* What you need to do
Track down the lines that contain "React" and copy them.

* Stored rows
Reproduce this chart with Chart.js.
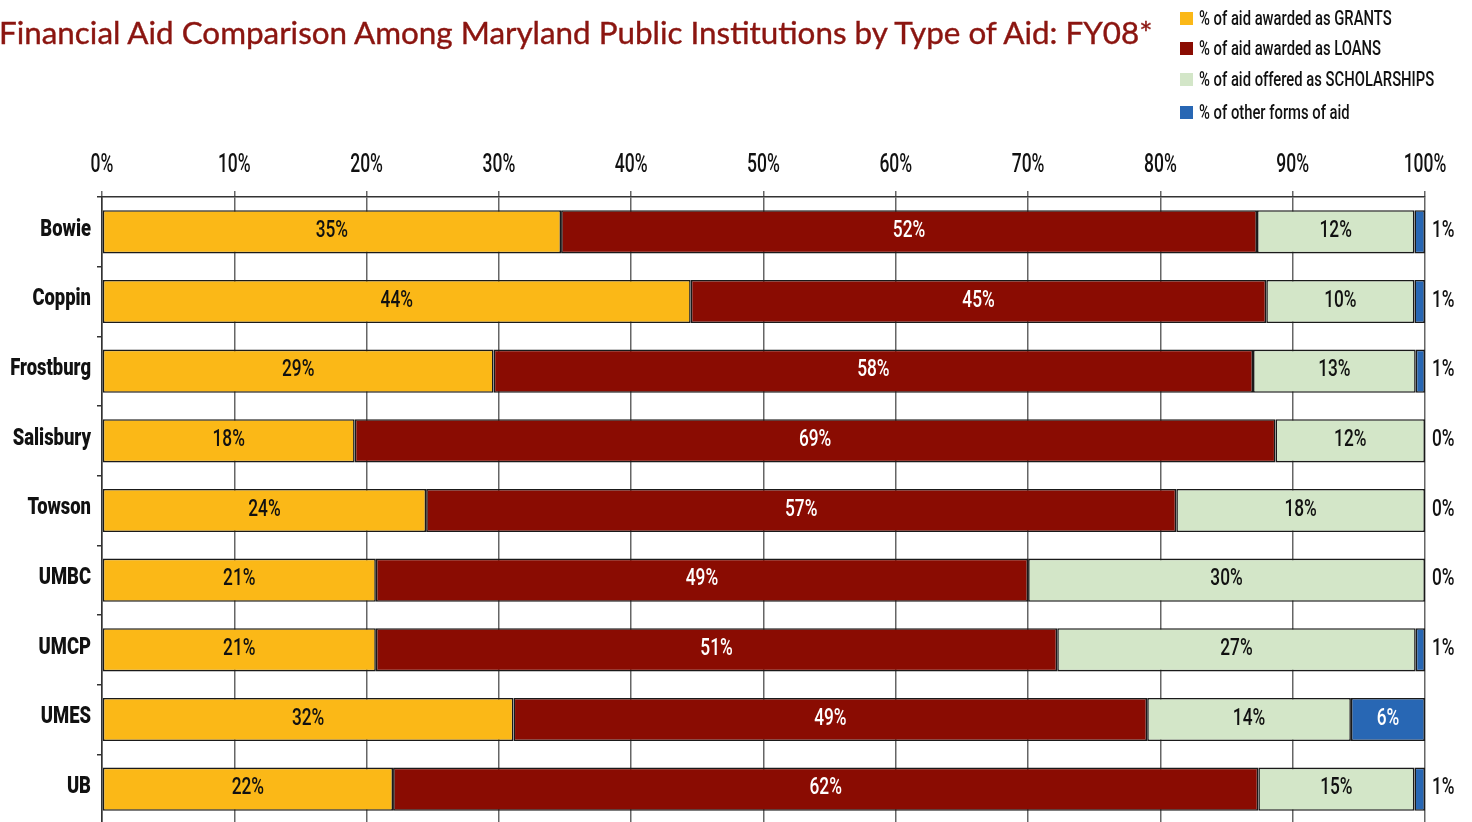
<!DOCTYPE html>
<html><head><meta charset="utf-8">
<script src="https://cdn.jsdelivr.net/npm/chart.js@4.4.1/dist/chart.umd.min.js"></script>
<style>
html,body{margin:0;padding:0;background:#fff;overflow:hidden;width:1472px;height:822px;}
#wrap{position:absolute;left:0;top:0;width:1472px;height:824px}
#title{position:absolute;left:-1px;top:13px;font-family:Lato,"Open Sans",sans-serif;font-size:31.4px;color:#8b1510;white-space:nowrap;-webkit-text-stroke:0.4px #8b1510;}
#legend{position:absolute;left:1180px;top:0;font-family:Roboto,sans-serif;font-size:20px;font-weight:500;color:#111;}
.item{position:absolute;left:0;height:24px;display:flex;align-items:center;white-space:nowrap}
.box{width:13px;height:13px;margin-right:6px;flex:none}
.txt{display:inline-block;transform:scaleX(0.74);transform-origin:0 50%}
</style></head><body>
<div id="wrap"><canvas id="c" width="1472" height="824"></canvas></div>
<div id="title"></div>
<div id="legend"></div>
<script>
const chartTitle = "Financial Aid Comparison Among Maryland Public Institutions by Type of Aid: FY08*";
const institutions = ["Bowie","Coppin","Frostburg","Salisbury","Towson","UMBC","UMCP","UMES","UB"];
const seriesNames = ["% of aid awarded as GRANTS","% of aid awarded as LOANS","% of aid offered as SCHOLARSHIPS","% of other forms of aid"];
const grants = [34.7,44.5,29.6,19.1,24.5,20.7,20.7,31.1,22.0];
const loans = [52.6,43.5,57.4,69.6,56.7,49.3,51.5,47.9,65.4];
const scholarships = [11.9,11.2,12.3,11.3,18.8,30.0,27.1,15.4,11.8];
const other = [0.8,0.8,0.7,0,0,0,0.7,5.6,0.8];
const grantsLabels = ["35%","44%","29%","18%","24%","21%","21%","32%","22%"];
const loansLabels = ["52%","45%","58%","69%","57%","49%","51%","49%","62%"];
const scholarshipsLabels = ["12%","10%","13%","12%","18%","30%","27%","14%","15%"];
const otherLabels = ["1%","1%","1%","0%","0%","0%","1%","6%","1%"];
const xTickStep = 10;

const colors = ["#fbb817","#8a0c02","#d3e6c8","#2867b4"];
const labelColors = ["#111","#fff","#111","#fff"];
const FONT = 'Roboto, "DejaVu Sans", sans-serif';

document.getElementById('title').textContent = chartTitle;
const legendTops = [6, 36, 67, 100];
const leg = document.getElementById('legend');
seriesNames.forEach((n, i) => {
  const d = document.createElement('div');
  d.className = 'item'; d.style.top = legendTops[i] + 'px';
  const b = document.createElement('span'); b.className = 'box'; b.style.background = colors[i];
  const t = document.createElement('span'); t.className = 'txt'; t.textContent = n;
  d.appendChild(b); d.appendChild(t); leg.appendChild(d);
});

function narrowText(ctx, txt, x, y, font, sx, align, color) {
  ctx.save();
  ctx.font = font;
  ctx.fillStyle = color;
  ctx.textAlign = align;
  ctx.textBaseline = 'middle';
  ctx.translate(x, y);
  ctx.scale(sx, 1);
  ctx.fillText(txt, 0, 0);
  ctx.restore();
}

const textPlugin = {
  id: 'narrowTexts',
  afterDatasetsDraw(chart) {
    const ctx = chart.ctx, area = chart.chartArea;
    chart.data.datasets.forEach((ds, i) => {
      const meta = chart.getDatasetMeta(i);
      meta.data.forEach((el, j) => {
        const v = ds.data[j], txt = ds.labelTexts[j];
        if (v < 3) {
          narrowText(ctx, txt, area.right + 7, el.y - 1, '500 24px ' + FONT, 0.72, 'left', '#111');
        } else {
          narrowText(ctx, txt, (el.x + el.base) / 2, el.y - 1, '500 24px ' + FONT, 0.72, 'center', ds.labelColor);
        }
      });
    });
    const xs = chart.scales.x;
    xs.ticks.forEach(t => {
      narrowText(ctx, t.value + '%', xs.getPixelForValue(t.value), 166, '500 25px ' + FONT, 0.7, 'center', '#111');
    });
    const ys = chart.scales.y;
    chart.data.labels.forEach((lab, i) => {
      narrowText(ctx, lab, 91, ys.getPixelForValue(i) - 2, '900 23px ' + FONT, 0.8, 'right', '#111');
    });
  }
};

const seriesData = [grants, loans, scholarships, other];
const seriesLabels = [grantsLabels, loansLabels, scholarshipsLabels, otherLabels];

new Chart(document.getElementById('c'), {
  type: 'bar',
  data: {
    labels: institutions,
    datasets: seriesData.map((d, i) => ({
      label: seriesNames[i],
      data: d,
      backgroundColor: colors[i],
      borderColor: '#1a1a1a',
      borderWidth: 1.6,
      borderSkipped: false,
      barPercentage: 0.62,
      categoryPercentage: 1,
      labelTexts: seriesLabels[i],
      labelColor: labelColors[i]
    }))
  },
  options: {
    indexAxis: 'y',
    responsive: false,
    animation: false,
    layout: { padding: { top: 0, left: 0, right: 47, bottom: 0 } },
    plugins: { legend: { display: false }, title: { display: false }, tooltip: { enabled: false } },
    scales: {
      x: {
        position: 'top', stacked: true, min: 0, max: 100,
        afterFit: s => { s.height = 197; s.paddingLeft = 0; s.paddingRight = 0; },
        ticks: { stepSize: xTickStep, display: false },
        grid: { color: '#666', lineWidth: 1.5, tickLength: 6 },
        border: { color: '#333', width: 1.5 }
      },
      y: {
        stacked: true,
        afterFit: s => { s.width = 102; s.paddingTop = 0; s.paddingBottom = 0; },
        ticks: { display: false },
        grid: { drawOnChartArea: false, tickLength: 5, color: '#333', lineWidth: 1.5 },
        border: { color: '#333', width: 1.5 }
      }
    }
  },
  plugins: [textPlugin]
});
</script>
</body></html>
--
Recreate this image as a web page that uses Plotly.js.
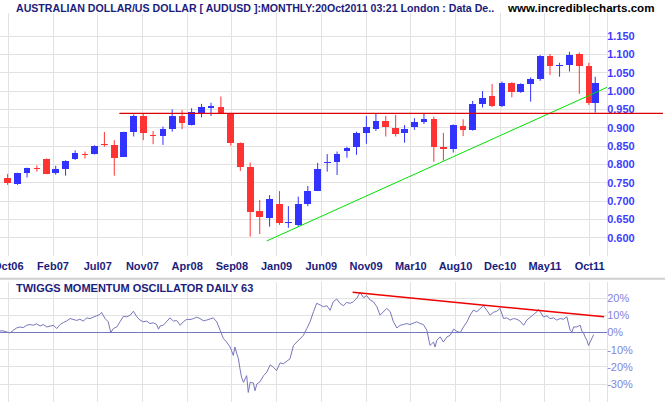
* * *
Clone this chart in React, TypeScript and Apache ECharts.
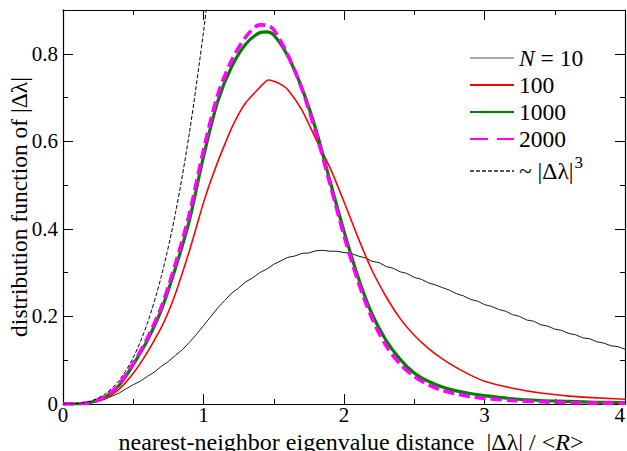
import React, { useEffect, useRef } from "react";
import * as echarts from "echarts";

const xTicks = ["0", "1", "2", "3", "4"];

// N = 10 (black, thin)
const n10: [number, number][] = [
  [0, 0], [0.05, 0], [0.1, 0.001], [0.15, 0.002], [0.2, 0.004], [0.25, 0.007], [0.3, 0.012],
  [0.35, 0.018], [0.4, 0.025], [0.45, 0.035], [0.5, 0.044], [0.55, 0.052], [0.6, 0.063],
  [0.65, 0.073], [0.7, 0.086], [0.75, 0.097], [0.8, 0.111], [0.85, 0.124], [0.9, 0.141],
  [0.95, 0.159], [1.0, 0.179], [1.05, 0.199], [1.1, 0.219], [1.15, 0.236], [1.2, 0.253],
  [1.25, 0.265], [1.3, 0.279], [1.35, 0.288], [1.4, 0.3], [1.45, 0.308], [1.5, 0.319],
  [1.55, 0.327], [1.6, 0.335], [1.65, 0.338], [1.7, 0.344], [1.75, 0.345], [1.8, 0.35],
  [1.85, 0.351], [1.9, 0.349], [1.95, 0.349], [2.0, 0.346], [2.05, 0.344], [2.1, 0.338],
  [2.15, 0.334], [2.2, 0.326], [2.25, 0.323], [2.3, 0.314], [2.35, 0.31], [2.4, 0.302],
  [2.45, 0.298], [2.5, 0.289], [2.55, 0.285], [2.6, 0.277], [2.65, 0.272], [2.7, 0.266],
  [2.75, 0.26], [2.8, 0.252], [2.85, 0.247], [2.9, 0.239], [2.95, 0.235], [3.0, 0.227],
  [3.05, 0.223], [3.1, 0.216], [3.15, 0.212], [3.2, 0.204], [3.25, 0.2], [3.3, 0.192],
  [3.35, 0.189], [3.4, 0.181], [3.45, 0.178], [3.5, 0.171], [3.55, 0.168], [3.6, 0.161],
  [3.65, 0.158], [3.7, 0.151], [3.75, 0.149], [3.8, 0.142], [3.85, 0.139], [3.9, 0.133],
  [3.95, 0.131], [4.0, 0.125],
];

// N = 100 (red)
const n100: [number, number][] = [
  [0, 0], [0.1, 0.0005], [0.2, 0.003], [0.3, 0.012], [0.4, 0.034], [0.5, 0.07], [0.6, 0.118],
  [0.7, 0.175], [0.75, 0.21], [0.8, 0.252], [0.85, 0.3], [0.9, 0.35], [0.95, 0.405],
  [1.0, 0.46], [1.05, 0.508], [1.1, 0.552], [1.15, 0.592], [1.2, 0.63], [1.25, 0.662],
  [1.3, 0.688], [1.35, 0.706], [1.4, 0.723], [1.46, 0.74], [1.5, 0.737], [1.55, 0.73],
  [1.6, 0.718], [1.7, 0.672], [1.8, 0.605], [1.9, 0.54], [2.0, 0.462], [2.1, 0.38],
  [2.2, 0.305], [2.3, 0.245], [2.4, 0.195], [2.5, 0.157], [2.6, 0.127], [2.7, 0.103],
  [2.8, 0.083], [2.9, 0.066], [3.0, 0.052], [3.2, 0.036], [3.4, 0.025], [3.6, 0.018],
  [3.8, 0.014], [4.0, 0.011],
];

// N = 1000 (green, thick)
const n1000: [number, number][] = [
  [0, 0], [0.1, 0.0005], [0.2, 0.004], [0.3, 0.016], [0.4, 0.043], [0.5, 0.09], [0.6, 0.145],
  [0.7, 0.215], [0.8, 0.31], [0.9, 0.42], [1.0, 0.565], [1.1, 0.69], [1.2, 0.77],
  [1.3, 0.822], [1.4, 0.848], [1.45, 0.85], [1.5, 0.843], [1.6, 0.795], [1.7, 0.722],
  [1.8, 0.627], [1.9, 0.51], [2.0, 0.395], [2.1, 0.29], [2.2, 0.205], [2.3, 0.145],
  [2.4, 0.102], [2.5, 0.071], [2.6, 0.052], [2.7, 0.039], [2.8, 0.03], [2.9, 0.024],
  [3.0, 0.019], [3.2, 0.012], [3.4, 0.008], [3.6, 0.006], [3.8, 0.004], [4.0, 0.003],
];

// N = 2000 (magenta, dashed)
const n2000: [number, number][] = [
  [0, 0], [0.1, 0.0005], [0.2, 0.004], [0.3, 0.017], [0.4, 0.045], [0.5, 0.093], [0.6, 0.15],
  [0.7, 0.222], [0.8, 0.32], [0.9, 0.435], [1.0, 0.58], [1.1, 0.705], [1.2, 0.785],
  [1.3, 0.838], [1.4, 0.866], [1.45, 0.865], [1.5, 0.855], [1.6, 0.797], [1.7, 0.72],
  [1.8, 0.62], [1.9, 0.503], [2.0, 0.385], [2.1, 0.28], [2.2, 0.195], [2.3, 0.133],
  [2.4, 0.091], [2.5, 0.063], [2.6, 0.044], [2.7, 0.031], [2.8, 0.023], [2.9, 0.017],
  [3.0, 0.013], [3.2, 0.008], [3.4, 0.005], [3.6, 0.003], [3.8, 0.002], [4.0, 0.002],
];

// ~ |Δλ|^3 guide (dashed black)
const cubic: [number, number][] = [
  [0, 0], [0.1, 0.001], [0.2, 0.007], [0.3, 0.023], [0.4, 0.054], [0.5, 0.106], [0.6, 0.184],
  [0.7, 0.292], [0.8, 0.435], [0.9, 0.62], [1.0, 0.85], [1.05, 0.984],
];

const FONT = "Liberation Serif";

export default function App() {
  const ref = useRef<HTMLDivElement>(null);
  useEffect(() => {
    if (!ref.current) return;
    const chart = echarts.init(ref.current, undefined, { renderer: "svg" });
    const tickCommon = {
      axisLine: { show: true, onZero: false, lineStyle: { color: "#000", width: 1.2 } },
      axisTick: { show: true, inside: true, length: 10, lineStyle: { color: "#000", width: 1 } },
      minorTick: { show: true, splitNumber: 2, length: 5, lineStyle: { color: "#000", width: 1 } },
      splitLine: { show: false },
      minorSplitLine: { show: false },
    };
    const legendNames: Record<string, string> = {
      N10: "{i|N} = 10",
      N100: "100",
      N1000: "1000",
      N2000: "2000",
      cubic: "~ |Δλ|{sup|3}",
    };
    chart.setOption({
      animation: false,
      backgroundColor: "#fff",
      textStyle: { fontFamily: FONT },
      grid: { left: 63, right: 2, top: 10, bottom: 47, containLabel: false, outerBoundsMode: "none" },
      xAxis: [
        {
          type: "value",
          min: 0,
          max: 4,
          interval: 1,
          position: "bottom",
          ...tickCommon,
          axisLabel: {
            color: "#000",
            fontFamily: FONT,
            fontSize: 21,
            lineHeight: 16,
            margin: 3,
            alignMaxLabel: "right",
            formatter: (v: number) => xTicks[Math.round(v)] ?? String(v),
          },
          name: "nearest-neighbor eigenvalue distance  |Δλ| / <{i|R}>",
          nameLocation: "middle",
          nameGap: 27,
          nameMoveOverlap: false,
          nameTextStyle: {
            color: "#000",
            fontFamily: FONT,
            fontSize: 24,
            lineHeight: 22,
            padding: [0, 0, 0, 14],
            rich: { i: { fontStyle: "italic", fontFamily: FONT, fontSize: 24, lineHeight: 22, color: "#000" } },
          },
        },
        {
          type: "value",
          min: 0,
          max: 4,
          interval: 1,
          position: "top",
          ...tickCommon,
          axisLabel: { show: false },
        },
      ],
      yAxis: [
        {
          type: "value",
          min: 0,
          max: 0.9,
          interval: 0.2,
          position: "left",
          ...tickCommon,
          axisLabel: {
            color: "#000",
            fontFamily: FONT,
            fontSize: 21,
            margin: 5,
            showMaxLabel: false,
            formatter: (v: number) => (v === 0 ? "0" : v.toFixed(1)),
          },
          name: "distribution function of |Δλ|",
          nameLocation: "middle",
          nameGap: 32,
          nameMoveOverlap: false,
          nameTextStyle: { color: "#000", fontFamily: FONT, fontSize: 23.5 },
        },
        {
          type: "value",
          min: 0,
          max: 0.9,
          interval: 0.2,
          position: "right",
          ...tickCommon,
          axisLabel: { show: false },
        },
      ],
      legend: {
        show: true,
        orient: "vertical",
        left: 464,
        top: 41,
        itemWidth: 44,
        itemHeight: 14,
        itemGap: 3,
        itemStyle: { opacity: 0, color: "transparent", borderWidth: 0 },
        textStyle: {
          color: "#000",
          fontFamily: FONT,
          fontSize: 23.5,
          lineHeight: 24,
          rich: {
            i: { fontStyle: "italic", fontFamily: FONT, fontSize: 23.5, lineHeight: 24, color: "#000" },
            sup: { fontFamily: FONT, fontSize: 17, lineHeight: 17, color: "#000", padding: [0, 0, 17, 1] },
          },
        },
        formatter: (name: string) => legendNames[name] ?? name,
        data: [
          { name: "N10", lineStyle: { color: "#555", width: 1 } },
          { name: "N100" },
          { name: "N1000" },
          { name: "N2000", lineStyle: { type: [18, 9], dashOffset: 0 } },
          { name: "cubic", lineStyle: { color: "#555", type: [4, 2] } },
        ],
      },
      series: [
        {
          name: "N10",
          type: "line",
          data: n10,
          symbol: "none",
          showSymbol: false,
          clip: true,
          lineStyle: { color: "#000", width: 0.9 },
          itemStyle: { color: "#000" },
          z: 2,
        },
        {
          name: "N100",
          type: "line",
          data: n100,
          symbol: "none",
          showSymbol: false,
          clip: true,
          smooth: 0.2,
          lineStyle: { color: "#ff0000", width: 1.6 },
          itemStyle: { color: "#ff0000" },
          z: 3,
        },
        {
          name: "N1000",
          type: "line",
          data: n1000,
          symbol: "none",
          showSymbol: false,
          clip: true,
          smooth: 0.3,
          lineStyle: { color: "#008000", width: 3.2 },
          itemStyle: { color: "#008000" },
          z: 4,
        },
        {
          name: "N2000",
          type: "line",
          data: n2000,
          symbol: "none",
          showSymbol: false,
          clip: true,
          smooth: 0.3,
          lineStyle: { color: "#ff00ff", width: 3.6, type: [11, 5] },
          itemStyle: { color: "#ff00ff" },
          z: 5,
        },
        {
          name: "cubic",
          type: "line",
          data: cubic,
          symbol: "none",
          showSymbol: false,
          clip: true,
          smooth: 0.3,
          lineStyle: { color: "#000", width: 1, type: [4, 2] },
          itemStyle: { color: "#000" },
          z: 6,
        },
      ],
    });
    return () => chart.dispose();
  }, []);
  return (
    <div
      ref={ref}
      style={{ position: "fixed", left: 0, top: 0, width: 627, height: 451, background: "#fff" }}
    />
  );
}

* The completed task
Clone this chart in React, TypeScript and Apache ECharts.
import React, { useEffect, useRef } from "react";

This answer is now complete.